Passer des intégrations monumentales à effets optiques de Victor à la délicatesse des motifs floraux puis aux tapisseries figuratives de Claire Vasarely est d’un contraste visuel saisissant, quasi vertigineux. Et pourtant, en regardant de plus près, des détails, par-ci par-là, laissent présumer des influences mutuelles, des explorations communes, notamment avec les études de Fille Fleur, voire des cocréations comme en témoigne les angelots virevoltant, une œuvre peint en 1935, où apparaissent les deux signatures – l’une plus discrète que l’autre. Victor Vasarely a lui-même reconnu que c’était Claire qui lui avait suggéré l’abandon du noir et blanc, puis d’essayer la tapisserie.
Pierre Vasarely, unique petit-fils choyé, n’a jamais rien su du passé artistique de sa grand-mère. « C’est seulement après son décès, en lisant les mémoires de mon grand-père dans lesquelles il rend hommage à son travail et à son dévouement, que j’ai cherché à en savoir plus. Il m’a fallu près de dix ans de recherches pour retracer ce qui pouvait l’être mais la tâche n’a pas toujours été facile car, parfois, elle signait simplement Claire ou K. Heureusement qu’il avait fait don d’une soixantaine d’œuvres au musée de Pécs, en Hongrie. »

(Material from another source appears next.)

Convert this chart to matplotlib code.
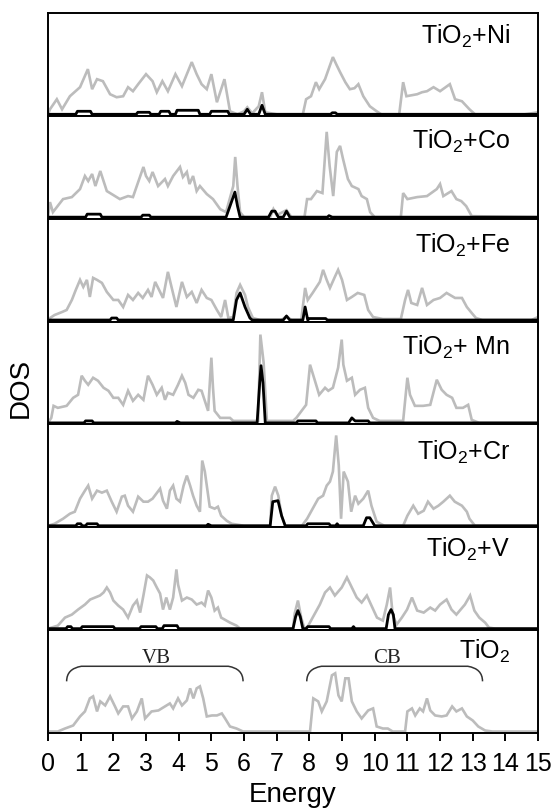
import numpy as np
import matplotlib.pyplot as plt
from matplotlib.path import Path
from matplotlib.patches import PathPatch

plt.rcParams['font.family'] = ['Liberation Sans', 'DejaVu Sans']
plt.rcParams['mathtext.fontset'] = 'custom'
plt.rcParams['mathtext.rm'] = 'Liberation Sans'
plt.rcParams['mathtext.default'] = 'regular'

# energia (eV), DOS (jedn. umowne) - całkowita DOS (szara) i DOS domieszki (czarna)
ni_total = [(0.0,0),(0.06,5),(0.27,15),(0.43,5),(0.67,18),(0.98,27),(1.22,45),(1.35,25),(1.5,35),(1.68,33),(1.9,20),(2.1,17),(2.3,18),(2.45,27),(2.6,23),(2.76,30),(3.0,40),(3.2,33),(3.33,22),(3.5,33),(3.67,23),(3.9,40),(4.1,28),(4.25,40),(4.4,52),(4.55,40),(4.7,30),(4.86,25),(5.0,40),(5.17,12),(5.4,35),(5.57,3),(5.8,0),(6.0,3),(6.1,7),(6.25,1),(6.45,8),(6.55,22),(6.65,2),(7.0,0),(7.8,0),(7.9,15),(8.05,18),(8.2,32),(8.3,25),(8.48,35),(8.72,57),(8.82,50),(8.94,42),(9.1,32),(9.24,25),(9.38,26),(9.5,30),(9.65,18),(9.85,8),(10.06,3),(10.2,0),(10.75,0),(10.87,32),(10.97,18),(11.3,20),(11.45,22),(11.6,23),(11.8,27),(12.0,23),(12.3,30),(12.46,15),(12.67,13),(12.9,5),(13.07,0),(14.6,0),(15,2)]
ni_dopant = [(0,0),(0.85,0),(0.9,3),(1.3,3),(1.35,0),(2.7,0),(2.75,2),(3.1,2),(3.15,0),(3.4,0),(3.45,3),(3.7,3),(3.75,0),(3.9,0),(3.95,4),(4.6,4),(4.65,0),(4.95,0),(5.0,3),(5.5,3),(5.55,0),(6.0,0),(6.1,5),(6.2,0),(6.45,0),(6.55,9),(6.65,0),(8.65,0),(8.7,1.5),(8.8,1.5),(8.85,0),(15,0)]

co_total = [(0,0),(0.06,15),(0.15,5),(0.46,18),(0.73,20),(0.98,28),(1.13,41),(1.23,36),(1.35,43),(1.45,31),(1.6,46),(1.68,38),(1.8,26),(2.05,21),(2.2,18),(2.45,21),(2.6,20),(2.76,35),(2.92,50),(3.0,41),(3.1,36),(3.2,45),(3.37,31),(3.58,38),(3.67,31),(3.83,41),(4.04,50),(4.13,40),(4.25,45),(4.33,33),(4.44,41),(4.55,26),(4.65,31),(4.86,23),(5.05,18),(5.27,8),(5.45,5),(5.67,31),(5.73,60),(5.8,31),(5.88,5),(6.0,0),(6.8,0),(6.9,8),(7.0,2),(7.3,7),(7.45,0),(7.85,0),(7.93,18),(8.05,18),(8.23,26),(8.4,24),(8.53,85),(8.62,51),(8.73,21),(8.84,65),(8.94,71),(9.03,58),(9.18,38),(9.3,31),(9.5,28),(9.6,21),(9.76,18),(9.86,5),(10.0,0),(10.8,0),(10.87,24),(11.0,18),(11.3,20),(11.6,21),(11.9,28),(12.0,33),(12.1,21),(12.35,26),(12.5,18),(12.65,16),(12.8,11),(12.97,1),(15,0)]
co_dopant = [(0,0),(1.15,0),(1.2,3),(1.6,3),(1.65,0),(2.85,0),(2.9,2),(3.1,2),(3.15,0),(5.45,0),(5.57,11),(5.72,25),(5.8,11),(5.88,0),(6.75,0),(6.85,6),(6.95,6),(7.05,0),(7.2,0),(7.3,6),(7.4,0),(8.55,0),(8.6,1.5),(8.7,0),(15,0)]

fe_total = [(0,0),(0.06,2),(0.2,5),(0.43,8),(0.57,10),(0.73,20),(0.85,30),(0.98,40),(1.08,33),(1.19,40),(1.28,23),(1.38,42),(1.5,40),(1.65,37),(1.8,28),(2.0,20),(2.15,20),(2.3,13),(2.45,25),(2.6,20),(2.76,27),(2.9,22),(3.06,30),(3.17,23),(3.28,38),(3.37,32),(3.52,22),(3.67,48),(3.78,33),(3.93,13),(4.1,38),(4.25,23),(4.4,28),(4.55,17),(4.7,30),(4.86,22),(5.0,20),(5.17,10),(5.3,3),(5.42,20),(5.52,2),(5.67,3),(5.77,27),(5.88,35),(6.03,25),(6.12,13),(6.27,2),(6.5,0),(7.15,0),(7.3,4),(7.45,0),(7.75,0),(7.87,32),(7.95,20),(8.1,27),(8.32,38),(8.42,50),(8.53,40),(8.63,32),(8.78,43),(8.88,50),(9.0,40),(9.15,20),(9.3,23),(9.48,27),(9.68,25),(9.8,10),(9.95,3),(10.25,1),(10.8,1),(10.93,20),(11.02,30),(11.12,17),(11.3,15),(11.45,32),(11.6,15),(11.8,20),(12.0,22),(12.2,27),(12.46,22),(12.67,22),(12.82,13),(12.97,7),(13.1,2),(13.3,0),(14.8,0),(15,3)]
fe_dopant = [(0,0),(1.9,0),(1.95,2),(2.1,2),(2.15,0),(5.67,0),(5.77,20),(5.88,27),(6.03,13),(6.18,2),(6.25,0),(7.2,0),(7.3,4),(7.4,0),(7.8,0),(7.87,13),(7.95,0),(8.0,1.5),(8.5,1.5),(8.55,0),(15,0)]

mn_total = [(0,0),(0.1,5),(0.17,17),(0.3,15),(0.57,17),(0.77,25),(0.92,28),(1.03,47),(1.13,42),(1.23,38),(1.38,45),(1.53,42),(1.7,35),(1.85,32),(2.0,25),(2.15,25),(2.3,18),(2.45,32),(2.6,22),(2.76,28),(2.92,23),(3.06,47),(3.2,38),(3.33,28),(3.48,35),(3.58,23),(3.67,30),(3.83,28),(3.98,38),(4.1,47),(4.2,40),(4.3,28),(4.45,25),(4.6,33),(4.7,32),(4.8,22),(4.9,12),(5.0,65),(5.05,35),(5.1,12),(5.27,5),(5.57,5),(5.67,2),(6.43,2),(6.5,88),(6.6,60),(6.7,2),(7.5,2),(7.6,5),(7.9,18),(8.02,58),(8.17,42),(8.3,28),(8.48,35),(8.58,32),(8.72,35),(8.88,55),(8.99,83),(9.04,58),(9.15,42),(9.3,45),(9.4,28),(9.55,33),(9.7,35),(9.8,15),(9.95,5),(10.15,2),(10.87,2),(11.0,45),(11.08,28),(11.23,17),(11.48,17),(11.7,18),(11.9,43),(12.05,33),(12.2,28),(12.37,25),(12.5,15),(12.7,15),(12.86,18),(12.97,3),(13.2,0),(15,0)]
mn_dopant = [(0,0),(1.1,0),(1.15,2),(1.35,2),(1.4,0),(3.9,0),(3.95,1.5),(4.05,0),(6.4,0),(6.48,40),(6.52,57),(6.58,40),(6.65,0),(7.6,0),(7.65,2),(8.2,2),(8.25,0),(9.2,0),(9.3,5),(9.4,2),(9.8,2),(9.85,0),(15,0)]

cr_total = [(0,0),(0.2,2),(0.46,7),(0.67,12),(0.82,14),(0.98,27),(1.13,35),(1.23,40),(1.35,27),(1.5,35),(1.65,33),(1.8,35),(1.95,24),(2.1,14),(2.26,29),(2.35,30),(2.45,20),(2.6,14),(2.76,29),(2.92,24),(3.06,24),(3.2,27),(3.43,37),(3.52,25),(3.64,17),(3.73,35),(3.83,40),(3.93,27),(4.04,24),(4.15,40),(4.25,50),(4.35,40),(4.44,30),(4.55,20),(4.65,14),(4.72,65),(4.8,54),(4.86,40),(4.95,19),(5.1,17),(5.2,19),(5.3,10),(5.47,5),(5.62,2),(5.82,1),(6.0,0),(6.8,0),(6.85,30),(6.95,39),(7.05,30),(7.15,10),(7.26,0),(7.77,0),(7.93,7),(8.1,17),(8.27,27),(8.42,30),(8.53,40),(8.63,44),(8.72,54),(8.82,90),(8.9,60),(8.97,7),(9.05,54),(9.18,44),(9.28,14),(9.4,30),(9.5,22),(9.65,27),(9.8,35),(9.9,20),(10.06,4),(10.3,0),(10.87,0),(11.0,10),(11.18,20),(11.33,12),(11.5,15),(11.63,24),(11.8,17),(11.95,20),(12.1,24),(12.3,30),(12.45,24),(12.67,20),(12.82,14),(12.9,7),(13.07,0),(15,0)]
cr_dopant = [(0,0),(0.85,0),(0.9,2),(1.0,2),(1.05,0),(1.15,0),(1.2,2),(1.5,2),(1.55,0),(4.85,0),(4.9,1.5),(5.0,0),(6.8,0),(6.88,24),(7.04,25),(7.15,10),(7.26,0),(7.9,0),(7.95,2),(8.6,2),(8.65,0),(8.8,0),(8.85,2),(8.9,0),(9.65,0),(9.75,8),(9.85,8),(10.0,0),(15,0)]

v_total = [(0,0),(0.3,3),(0.52,11),(0.73,14),(0.92,19),(1.13,24),(1.29,29),(1.44,31),(1.59,33),(1.7,36),(1.8,41),(1.9,36),(2.0,28),(2.15,23),(2.3,19),(2.45,11),(2.6,23),(2.72,28),(2.82,16),(2.92,33),(3.03,53),(3.12,51),(3.22,48),(3.33,41),(3.43,35),(3.52,19),(3.62,31),(3.73,19),(3.83,31),(3.93,59),(3.98,44),(4.1,28),(4.25,31),(4.4,29),(4.55,24),(4.7,26),(4.8,23),(4.9,38),(5.0,31),(5.1,18),(5.2,21),(5.3,11),(5.57,6),(5.77,3),(5.88,0),(7.5,0),(7.55,15),(7.65,28),(7.75,11),(7.85,0),(7.95,2),(8.1,11),(8.32,24),(8.48,36),(8.63,41),(8.78,33),(8.99,41),(9.15,51),(9.3,41),(9.45,31),(9.6,26),(9.76,33),(9.9,23),(10.07,11),(10.25,8),(10.37,24),(10.47,41),(10.55,14),(10.67,4),(10.83,11),(10.99,19),(11.14,31),(11.3,18),(11.5,16),(11.7,21),(11.85,18),(12.0,24),(12.2,29),(12.35,19),(12.5,14),(12.76,24),(12.92,33),(13.05,18),(13.2,11),(13.38,6),(13.5,1),(13.7,0),(15,0)]
v_dopant = [(0,0),(0.55,0),(0.6,2),(0.7,2),(0.75,0),(1.0,0),(1.05,2),(2.0,2),(2.05,0),(2.8,0),(2.85,2),(3.3,2),(3.35,0),(3.5,0),(3.55,3),(3.95,3),(4.0,0),(7.5,0),(7.58,12),(7.65,18),(7.72,12),(7.8,0),(7.9,0),(7.95,2),(8.6,2),(8.65,0),(9.3,0),(9.35,2),(9.4,0),(10.35,0),(10.42,14),(10.5,19),(10.57,14),(10.62,0),(15,0)]

tio2_total = [(0,0),(0.3,0),(0.52,3),(0.77,6),(0.98,15),(1.13,20),(1.28,33),(1.38,35),(1.5,20),(1.6,30),(1.75,26),(1.9,35),(2.05,25),(2.15,18),(2.3,25),(2.45,25),(2.57,13),(2.72,20),(2.87,33),(2.97,13),(3.17,20),(3.38,21),(3.58,25),(3.73,28),(3.83,23),(3.98,33),(4.1,26),(4.25,31),(4.35,43),(4.45,33),(4.55,43),(4.65,45),(4.75,33),(4.86,15),(5.02,16),(5.17,16),(5.32,18),(5.42,13),(5.57,5),(5.77,3),(5.97,0),(8.02,0),(8.12,33),(8.27,30),(8.38,20),(8.53,30),(8.69,56),(8.79,58),(8.89,36),(8.99,30),(9.1,53),(9.2,53),(9.3,30),(9.45,20),(9.6,13),(9.8,21),(9.95,23),(10.06,5),(10.25,3),(10.4,3),(10.55,0),(10.93,0),(11.0,20),(11.14,23),(11.24,16),(11.38,23),(11.48,20),(11.6,33),(11.7,21),(11.85,16),(12.05,15),(12.2,16),(12.37,25),(12.5,20),(12.67,23),(12.82,15),(13.0,11),(13.17,5),(13.38,1),(13.6,0),(15,0)]

nazwy = ['TiO$_2$+Ni', 'TiO$_2$+Co', 'TiO$_2$+Fe', 'TiO$_2$+ Mn', 'TiO$_2$+Cr', 'TiO$_2$+V', 'TiO$_2$']
calkowite = [ni_total, co_total, fe_total, mn_total, cr_total, v_total, tio2_total]
domieszki = [ni_dopant, co_dopant, fe_dopant, mn_dopant, cr_dopant, v_dopant, None]
y_etykiety = [0.70, 0.68, 0.67, 0.68, 0.66, 0.71, 0.72]

fig = plt.figure(figsize=(5.57, 8.08), dpi=100)
axes = fig.subplots(7, 1, sharex=True, gridspec_kw=dict(hspace=0))
fig.subplots_adjust(left=0.0862, right=0.966, top=0.984, bottom=0.0928)

for ax, nazwa, tot, dom, ye in zip(axes, nazwy, calkowite, domieszki, y_etykiety):
    e, d = np.array(tot).T
    ax.plot(e, d, color='#bcbcbc', lw=1.9, solid_joinstyle='miter')
    if dom is not None:
        e2, d2 = np.array(dom).T
        ax.plot(e2, d2, color='black', lw=2.0)
    ax.set_xlim(0, 15)
    ax.set_ylim(-1.5, 101)
    ax.set_yticks([])
    for s in ax.spines.values():
        s.set_linewidth(1.4)
    ax.tick_params(axis='x', length=0)
    ax.text(0.943, ye, nazwa, transform=ax.transAxes, ha='right', va='baseline', fontsize=18)

# klamry VB / CB na dolnym wykresie
ax = axes[-1]
def klamra(ax, x0, x1, y_dol, y_gora, dx=0.45, dy=12):
    verts = [(x0, y_dol), (x0, y_gora - dy * 0.2), (x0 + dx, y_gora),
             (x1 - dx, y_gora), (x1, y_gora - dy * 0.2), (x1, y_dol)]
    kody = [Path.MOVETO, Path.CURVE3, Path.CURVE3, Path.LINETO, Path.CURVE3, Path.CURVE3]
    ax.add_patch(PathPatch(Path(verts, kody), fill=False, lw=1.1, ec='#333333'))

klamra(ax, 0.57, 5.97, 50, 65)
klamra(ax, 7.92, 13.3, 50, 65)
ax.text(3.3, 68, 'VB', ha='center', va='baseline', fontsize=15, family='Liberation Serif', color='#222222')
ax.text(10.38, 68, 'CB', ha='center', va='baseline', fontsize=15, family='Liberation Serif', color='#222222')

ax.set_xticks(np.arange(0, 16, 1))
ax.tick_params(axis='x', direction='out', length=6, width=1.4, labelsize=18, pad=8)
ax.set_xlabel('Energy', fontsize=20, labelpad=4)
fig.text(0.038, 0.52, 'DOS', rotation=90, ha='center', va='center', fontsize=20)

plt.savefig('out.png', dpi=100)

Une anecdote familiale raconte qu’en 1965, Victor Vasarely avait fait remplacer ses tableaux dans le salon de la maison par des œuvres de Claire pour lui faire une surprise. Mais celle-ci exigea que tout soit enlevé sous quarante-huit heures.
Et Pierre Vasarely de conclure : « Je découvre quelqu’un qui avait une vie antérieure et c’est une frustration pour moi de me demander jusqu’où elle aurait pu aller. Je dis souvent que Vasarely, c’est soixante ans d’exploration, elle, ce ne fut que trente. Je ne sais pas pourquoi elle a arrêté mais c’était son choix. »
Au visiteur de mesurer à travers cette réhabilitation ce que Valérie Da Costa, commissaire de l’exposition, signale par “l’invisibilité de tant d’autres femmes artistes, compagnes de vies d’hommes artistes que l’on redécouvre progressivement.”